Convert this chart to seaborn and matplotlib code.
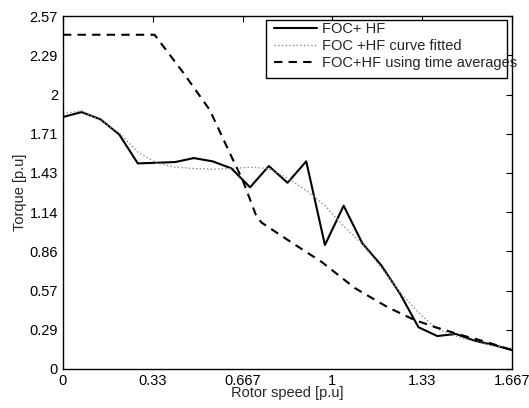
# Torque vs rotor speed, FOC+HF comparison

import numpy as np
import pandas as pd
import matplotlib
matplotlib.use('Agg')
import matplotlib.pyplot as plt
from matplotlib.patches import Rectangle
import seaborn as sns

# rotor speed grid for the measured / fitted curves (25 points, 0 .. 1.667)
speed = np.linspace(0, 1.667, 25)

foc_hf = [1.835, 1.871, 1.818, 1.709, 1.497, 1.502, 1.507, 1.536, 1.512, 1.461,
          1.323, 1.478, 1.356, 1.512, 0.903, 1.189, 0.915, 0.757, 0.551, 0.304,
          0.240, 0.255, 0.206, 0.175, 0.138]

foc_hf_fit = [1.86, 1.88, 1.81, 1.72, 1.58, 1.50, 1.47, 1.46, 1.455, 1.46,
              1.47, 1.46, 1.39, 1.30, 1.19, 1.04, 0.91, 0.74, 0.56, 0.41,
              0.29, 0.24, 0.20, 0.17, 0.15]

# time-average curve has its own speed points
speed_avg = [0, 0.34, 0.445, 0.545, 0.619, 0.667, 0.719, 0.738, 0.834,
             0.960, 1.083, 1.205, 1.305, 1.380, 1.473, 1.566, 1.667]
foc_hf_avg = [2.434, 2.434, 2.162, 1.886, 1.573, 1.376, 1.107, 1.065, 0.94,
              0.78, 0.59, 0.45, 0.357, 0.306, 0.25, 0.20, 0.138]

x_ticks = [0, 1/3, 2/3, 1, 4/3, 1.667]
x_labels = ['0', '0.33', '0.667', '1', '1.33', '1.667']
y_ticks = [i * 2.57 / 9 for i in range(10)]
y_labels = ['0', '0.29', '0.57', '0.86', '1.14', '1.43', '1.71', '2', '2.29', '2.57']

sns.set_style('white')
plt.rcParams['font.family'] = ['Liberation Sans', 'DejaVu Sans']

fig = plt.figure(figsize=(5.29, 4.08), dpi=100)
ax = fig.add_axes([0.119, 0.0956, 0.849, 0.865])

sns.lineplot(x=speed, y=foc_hf, ax=ax, color='black', linewidth=1.5,
             label='FOC+ HF', sort=False)
sns.lineplot(x=speed, y=foc_hf_fit, ax=ax, color='0.55', linewidth=1.0,
             linestyle=':', label='FOC +HF curve fitted', sort=False)
sns.lineplot(x=speed_avg, y=foc_hf_avg, ax=ax, color='black', linewidth=1.5,
             linestyle=(0, (4, 3)), label='FOC+HF using time averages', sort=False)

ax.set_xlim(0, 1.667)
ax.set_ylim(0, 2.57)
ax.set_xticks(x_ticks)
ax.set_xticklabels(x_labels)
ax.set_yticks(y_ticks)
ax.set_yticklabels(y_labels)
ax.tick_params(direction='in', top=True, right=True, length=4, labelsize=10.5,
               colors='black')
ax.set_xlabel('Rotor speed [p.u]', fontsize=10.5, labelpad=-1)
ax.set_ylabel('Torque [p.u]', fontsize=10.5, labelpad=2)
for s in ax.spines.values():
    s.set_color('black')
    s.set_linewidth(1.0)

# legend box is narrower than its text, like the original figure
box = Rectangle((0.452, 0.824), 0.537, 0.165, transform=ax.transAxes,
                facecolor='white', edgecolor='black', linewidth=1.0, zorder=4)
ax.add_patch(box)
leg = ax.legend(loc='upper left', bbox_to_anchor=(0.470, 0.982), fontsize=10.5,
                frameon=False, borderpad=0, labelspacing=0.2, handlelength=2.95,
                handletextpad=0.35, borderaxespad=0)
leg.set_zorder(5)

plt.savefig('out.png', dpi=100)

WHAT YOU ARE ASKED TO DO: Leave out any pictures, please, and quote only the lines from the top of the data through the line that contains "0.29, 0.24, 0.20, 0.17, 0.15]".

REPLY:
Convert this chart to seaborn and matplotlib code.
# Torque vs rotor speed, FOC+HF comparison

import numpy as np
import pandas as pd
import matplotlib
matplotlib.use('Agg')
import matplotlib.pyplot as plt
from matplotlib.patches import Rectangle
import seaborn as sns

# rotor speed grid for the measured / fitted curves (25 points, 0 .. 1.667)
speed = np.linspace(0, 1.667, 25)

foc_hf = [1.835, 1.871, 1.818, 1.709, 1.497, 1.502, 1.507, 1.536, 1.512, 1.461,
          1.323, 1.478, 1.356, 1.512, 0.903, 1.189, 0.915, 0.757, 0.551, 0.304,
          0.240, 0.255, 0.206, 0.175, 0.138]

foc_hf_fit = [1.86, 1.88, 1.81, 1.72, 1.58, 1.50, 1.47, 1.46, 1.455, 1.46,
              1.47, 1.46, 1.39, 1.30, 1.19, 1.04, 0.91, 0.74, 0.56, 0.41,
              0.29, 0.24, 0.20, 0.17, 0.15]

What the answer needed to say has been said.